Illustration of Superfluidity

1937 Superfluidity

The book of science

Tom Sharp

Pyotr Kapitsa, John F. Allen, Don Misener physics Illustration of Superfluidity

Superfluidity

Kapitsa, Allen, and Misener cooled liquid helium below 2.17 K and found it became a superfluid— flowing without friction, forming quantized vortices, forming density and temperature waves, flowing against gravity without viscosity, and conducting heat and electricity without resistance.

Second sound

Thermal conduction in a superfluid looks like a sound wave. Instead of slowly diffusing through the liquid, it moves across the liquid in a wave.

Rollin film

A film of superfluid creeps up the side of its container against gravity, without friction, without sticking, and over the top.

The mind

The mind is meta; it models minds, steps back, sees its own reflection, and steps into a mirror. We think we know the mirror surface and its frame, but the mirror is reflected in another mirror.

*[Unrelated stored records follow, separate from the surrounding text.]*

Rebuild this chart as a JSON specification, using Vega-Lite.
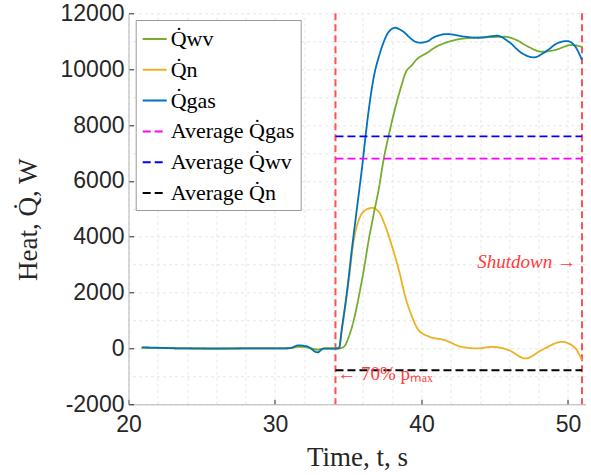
{
  "$schema": "https://vega.github.io/schema/vega-lite/v6.json",
  "width": 457,
  "height": 391,
  "autosize": {"type": "none"},
  "padding": {"left": 128.5, "top": 13.3, "right": 5.5, "bottom": 70.7},
  "background": "white",
  "config": {
    "view": {"stroke": null},
    "legend": {
      "orient": "none",
      "legendX": 7.2,
      "legendY": 6.7,
      "strokeColor": "#9a9a9a",
      "fillColor": "white",
      "padding": 6,
      "symbolType": "stroke",
      "symbolSize": 576,
      "symbolStrokeWidth": 2,
      "labelFont": "Liberation Serif",
      "labelFontSize": 22,
      "labelColor": "#000000",
      "rowPadding": 6.8,
      "labelOffset": 3,
      "labelLimit": 300
    }
  },
  "resolve": {"axis": {"x": "independent", "y": "independent"}},
  "datasets": {
    "curves": [
      {"s": "n", "t": 20.9, "v": 30}, {"s": "n", "t": 22, "v": 15}, {"s": "n", "t": 24, "v": 0}, {"s": "n", "t": 26, "v": -10}, {"s": "n", "t": 28, "v": 0}, {"s": "n", "t": 30, "v": 0}, {"s": "n", "t": 31, "v": 5}, {"s": "n", "t": 31.6, "v": 60}, {"s": "n", "t": 32.2, "v": 40}, {"s": "n", "t": 32.9, "v": -40}, {"s": "n", "t": 33.4, "v": 0}, {"s": "n", "t": 34.36, "v": 0}, {"s": "n", "t": 34.58, "v": 700}, {"s": "n", "t": 35.04, "v": 2446}, {"s": "n", "t": 35.38, "v": 3879}, {"s": "n", "t": 35.72, "v": 4595}, {"s": "n", "t": 36.18, "v": 4953}, {"s": "n", "t": 36.63, "v": 5036}, {"s": "n", "t": 37.09, "v": 4893}, {"s": "n", "t": 37.55, "v": 4355}, {"s": "n", "t": 38.0, "v": 3639}, {"s": "n", "t": 38.46, "v": 2804}, {"s": "n", "t": 38.9, "v": 1848}, {"s": "n", "t": 39.36, "v": 1132}, {"s": "n", "t": 39.8, "v": 655}, {"s": "n", "t": 40.5, "v": 430}, {"s": "n", "t": 41.6, "v": 297}, {"s": "n", "t": 42.75, "v": 57}, {"s": "n", "t": 43.9, "v": 0}, {"s": "n", "t": 44.8, "v": 57}, {"s": "n", "t": 45.96, "v": -61}, {"s": "n", "t": 47.1, "v": -358}, {"s": "n", "t": 48.2, "v": -61}, {"s": "n", "t": 49.6, "v": 236}, {"s": "n", "t": 50.5, "v": 11}, {"s": "n", "t": 50.95, "v": -419},
      {"s": "wv", "t": 20.9, "v": 20}, {"s": "wv", "t": 22, "v": 15}, {"s": "wv", "t": 24, "v": 0}, {"s": "wv", "t": 26, "v": -15}, {"s": "wv", "t": 28, "v": 0}, {"s": "wv", "t": 30, "v": 0}, {"s": "wv", "t": 31, "v": 10}, {"s": "wv", "t": 31.6, "v": 70}, {"s": "wv", "t": 32.2, "v": 40}, {"s": "wv", "t": 32.9, "v": -40}, {"s": "wv", "t": 33.4, "v": 0}, {"s": "wv", "t": 34.36, "v": 0}, {"s": "wv", "t": 34.7, "v": 57}, {"s": "wv", "t": 35.04, "v": 416}, {"s": "wv", "t": 35.38, "v": 1013}, {"s": "wv", "t": 35.72, "v": 1848}, {"s": "wv", "t": 36.06, "v": 2804}, {"s": "wv", "t": 36.4, "v": 3879}, {"s": "wv", "t": 36.75, "v": 4835}, {"s": "wv", "t": 37.09, "v": 5720}, {"s": "wv", "t": 37.43, "v": 6805}, {"s": "wv", "t": 37.77, "v": 7640}, {"s": "wv", "t": 38.23, "v": 8653}, {"s": "wv", "t": 38.68, "v": 9491}, {"s": "wv", "t": 38.9, "v": 9850}, {"s": "wv", "t": 39.36, "v": 10147}, {"s": "wv", "t": 39.59, "v": 10300}, {"s": "wv", "t": 40.5, "v": 10623}, {"s": "wv", "t": 40.72, "v": 10709}, {"s": "wv", "t": 41.85, "v": 10982}, {"s": "wv", "t": 42.99, "v": 11103}, {"s": "wv", "t": 44.35, "v": 11139}, {"s": "wv", "t": 45.71, "v": 11160}, {"s": "wv", "t": 46.39, "v": 11067}, {"s": "wv", "t": 47.3, "v": 10802}, {"s": "wv", "t": 48.2, "v": 10623}, {"s": "wv", "t": 49.1, "v": 10684}, {"s": "wv", "t": 50.24, "v": 10863}, {"s": "wv", "t": 50.96, "v": 10802},
      {"s": "gas", "t": 20.9, "v": 40}, {"s": "gas", "t": 22, "v": 25}, {"s": "gas", "t": 24, "v": 0}, {"s": "gas", "t": 26, "v": 0}, {"s": "gas", "t": 28, "v": 0}, {"s": "gas", "t": 30, "v": 0}, {"s": "gas", "t": 31, "v": 10}, {"s": "gas", "t": 31.6, "v": 110}, {"s": "gas", "t": 32.2, "v": 70}, {"s": "gas", "t": 32.9, "v": -140}, {"s": "gas", "t": 33.3, "v": -10}, {"s": "gas", "t": 34.36, "v": 0}, {"s": "gas", "t": 34.58, "v": 775}, {"s": "gas", "t": 34.93, "v": 2088}, {"s": "gas", "t": 35.27, "v": 3640}, {"s": "gas", "t": 35.61, "v": 5072}, {"s": "gas", "t": 35.95, "v": 6505}, {"s": "gas", "t": 36.18, "v": 7580}, {"s": "gas", "t": 36.4, "v": 8535}, {"s": "gas", "t": 36.75, "v": 9730}, {"s": "gas", "t": 37.09, "v": 10444}, {"s": "gas", "t": 37.43, "v": 10982}, {"s": "gas", "t": 37.77, "v": 11340}, {"s": "gas", "t": 38.23, "v": 11483}, {"s": "gas", "t": 38.45, "v": 11440}, {"s": "gas", "t": 38.9, "v": 11282}, {"s": "gas", "t": 39.14, "v": 11160}, {"s": "gas", "t": 39.59, "v": 10982}, {"s": "gas", "t": 39.93, "v": 10946}, {"s": "gas", "t": 40.5, "v": 11017}, {"s": "gas", "t": 40.72, "v": 11103}, {"s": "gas", "t": 41.74, "v": 11257}, {"s": "gas", "t": 42.99, "v": 11160}, {"s": "gas", "t": 43.9, "v": 11125}, {"s": "gas", "t": 45.16, "v": 11196}, {"s": "gas", "t": 45.96, "v": 10982}, {"s": "gas", "t": 46.87, "v": 10566}, {"s": "gas", "t": 47.67, "v": 10423}, {"s": "gas", "t": 48.47, "v": 10623}, {"s": "gas", "t": 49.26, "v": 10924}, {"s": "gas", "t": 49.94, "v": 11006}, {"s": "gas", "t": 50.51, "v": 10802}, {"s": "gas", "t": 50.96, "v": 10326}
    ],
    "avg": [
      {"s": "avg_gas", "t": 34.13, "v": 6800}, {"s": "avg_gas", "t": 50.96, "v": 6800},
      {"s": "avg_wv", "t": 34.13, "v": 7590}, {"s": "avg_wv", "t": 50.96, "v": 7590},
      {"s": "avg_n", "t": 34.13, "v": -780}, {"s": "avg_n", "t": 50.96, "v": -780}
    ],
    "events": [{"t": 34.13}, {"t": 50.96}],
    "shut": [{"t": 50.55, "v": 2865, "label": "Shutdown →"}],
    "start": [{"t": 34.25, "v": -1135, "label": "← 70% pₘₐₓ"}]
  },
  "layer": [
    {
      "data": {"name": "avg"},
      "mark": {"type": "line", "strokeWidth": 1.8, "opacity": 0},
      "encoding": {
        "x": {
          "field": "t", "type": "quantitative",
          "scale": {"domain": [20, 51.2], "nice": false, "zero": false},
          "axis": {
            "orient": "top",
            "values": [20, 22, 24, 26, 28, 30, 32, 34, 36, 38, 40, 42, 44, 46, 48, 50],
            "grid": true, "gridColor": "#e6e6e6", "gridDash": [3, 3], "gridWidth": 1,
            "labels": false, "ticks": false, "domain": false, "title": null
          }
        },
        "y": {
          "field": "v", "type": "quantitative",
          "scale": {"domain": [-2000, 12000], "nice": false, "zero": false},
          "axis": {
            "orient": "right",
            "values": [-2000, -1000, 0, 1000, 2000, 3000, 4000, 5000, 6000, 7000, 8000, 9000, 10000, 11000, 12000],
            "grid": true, "gridColor": "#e6e6e6", "gridDash": [3, 3], "gridWidth": 1,
            "labels": false, "ticks": false, "domain": false, "title": null
          }
        }
      }
    },
    {
      "data": {"name": "events"},
      "mark": {"type": "rule", "color": "#FF5252", "strokeWidth": 2, "strokeDash": [7, 4]},
      "encoding": {
        "x": {
          "field": "t", "type": "quantitative",
          "axis": {
            "values": [20, 30, 40, 50],
            "format": "d",
            "grid": false,
            "tickSize": -5, "tickColor": "#262626",
            "domainColor": "#b5b5b5",
            "labelFont": "Liberation Sans", "labelFontSize": 23, "labelColor": "#262626",
            "labelBaseline": "alphabetic", "labelPadding": 32.6, "labelFlush": false,
            "title": "Time, t, s", "titleFont": "Liberation Serif", "titleFontSize": 27,
            "titleFontWeight": "normal", "titleColor": "#262626", "titleBaseline": "alphabetic", "titleY": 61
          }
        }
      }
    },
    {
      "data": {"name": "curves"},
      "mark": {"type": "line", "strokeWidth": 1.8, "interpolate": "monotone"},
      "encoding": {
        "x": {"field": "t", "type": "quantitative", "axis": null},
        "y": {
          "field": "v", "type": "quantitative",
          "axis": {
            "values": [-2000, 0, 2000, 4000, 6000, 8000, 10000, 12000],
            "labelExpr": "'' + datum.value",
            "grid": false,
            "tickSize": -5, "tickColor": "#262626",
            "domainColor": "#b5b5b5",
            "labelFont": "Liberation Sans", "labelFontSize": 23, "labelColor": "#262626",
            "labelBaseline": "middle", "labelPadding": 9.5, "labelFlush": false,
            "title": "Heat, Q̇, W", "titleFont": "Liberation Serif", "titleFontSize": 27,
            "titleFontWeight": "normal", "titleColor": "#262626", "titleBaseline": "alphabetic",
            "titleAngle": -90, "titleX": -92, "titleY": 206
          }
        },
        "color": {
          "field": "s", "type": "nominal",
          "scale": {"domain": ["wv", "n", "gas", "avg_gas", "avg_wv", "avg_n"], "range": ["#77AC30", "#EDB120", "#0072BD", "#FF00FF", "#0000FF", "#000000"]},
          "legend": {"title": null, "labelExpr": "datum.label == 'wv' ? 'Q̇wv' : datum.label == 'n' ? 'Q̇n' : datum.label == 'gas' ? 'Q̇gas' : datum.label == 'avg_gas' ? 'Average Q̇gas' : datum.label == 'avg_wv' ? 'Average Q̇wv' : 'Average Q̇n'"}
        },
        "strokeDash": {
          "field": "s", "type": "nominal",
          "scale": {"domain": ["wv", "n", "gas", "avg_gas", "avg_wv", "avg_n"], "range": [[1, 0], [1, 0], [1, 0], [8, 4], [8, 4], [8, 4]]},
          "legend": {"title": null, "labelExpr": "datum.label == 'wv' ? 'Q̇wv' : datum.label == 'n' ? 'Q̇n' : datum.label == 'gas' ? 'Q̇gas' : datum.label == 'avg_gas' ? 'Average Q̇gas' : datum.label == 'avg_wv' ? 'Average Q̇wv' : 'Average Q̇n'"}
        }
      }
    },
    {
      "data": {"name": "avg"},
      "mark": {"type": "line", "strokeWidth": 1.8},
      "encoding": {
        "x": {"field": "t", "type": "quantitative", "axis": null},
        "y": {"field": "v", "type": "quantitative", "axis": null},
        "color": {"field": "s", "type": "nominal"},
        "strokeDash": {"field": "s", "type": "nominal"}
      }
    },
    {
      "data": {"name": "shut"},
      "mark": {"type": "text", "align": "right", "baseline": "alphabetic", "font": "Liberation Serif", "fontStyle": "italic", "fontSize": 19, "color": "#FF3B3B"},
      "encoding": {
        "x": {"field": "t", "type": "quantitative", "axis": null},
        "y": {"field": "v", "type": "quantitative", "axis": null},
        "text": {"field": "label"}
      }
    },
    {
      "data": {"name": "start"},
      "mark": {"type": "text", "align": "left", "baseline": "alphabetic", "font": "Liberation Serif", "fontSize": 19, "color": "#FF3B3B"},
      "encoding": {
        "x": {"field": "t", "type": "quantitative", "axis": null},
        "y": {"field": "v", "type": "quantitative", "axis": null},
        "text": {"field": "label"}
      }
    }
  ]
}
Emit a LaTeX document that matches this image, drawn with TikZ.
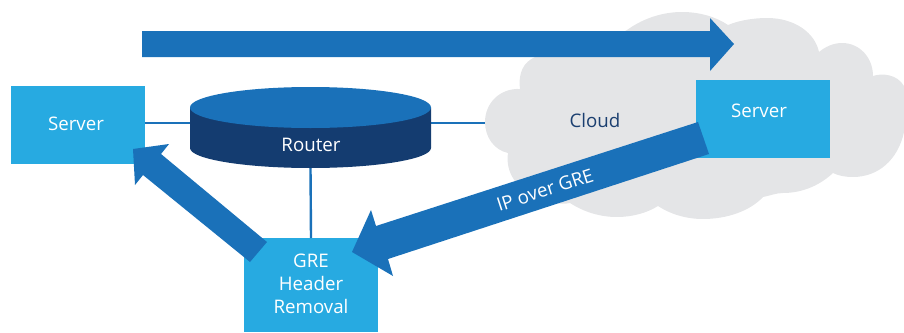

The history of the discovery of superfluidity in helium has two parts. First, the discovery of superfluidity in liquid helium-4 (a Bose-Einstein condensate) in 1937 by Pyotr Kapitsa, John F. Allen, and Don Misener. Second, the discovery of superfluidity in helium-3 in the 1970s by David Lee, Douglas Osheroff, and Robert Richardson. Unlike helium-4 atoms, which are bosons, helium-3 atoms are fermions, so the explanation for its superfluidity is completely different.

Bosons have an even number of nucleons; fermions have an odd number. For a fermion to become superconducting, each atom must pair up with another, resulting in an even number of nucleons.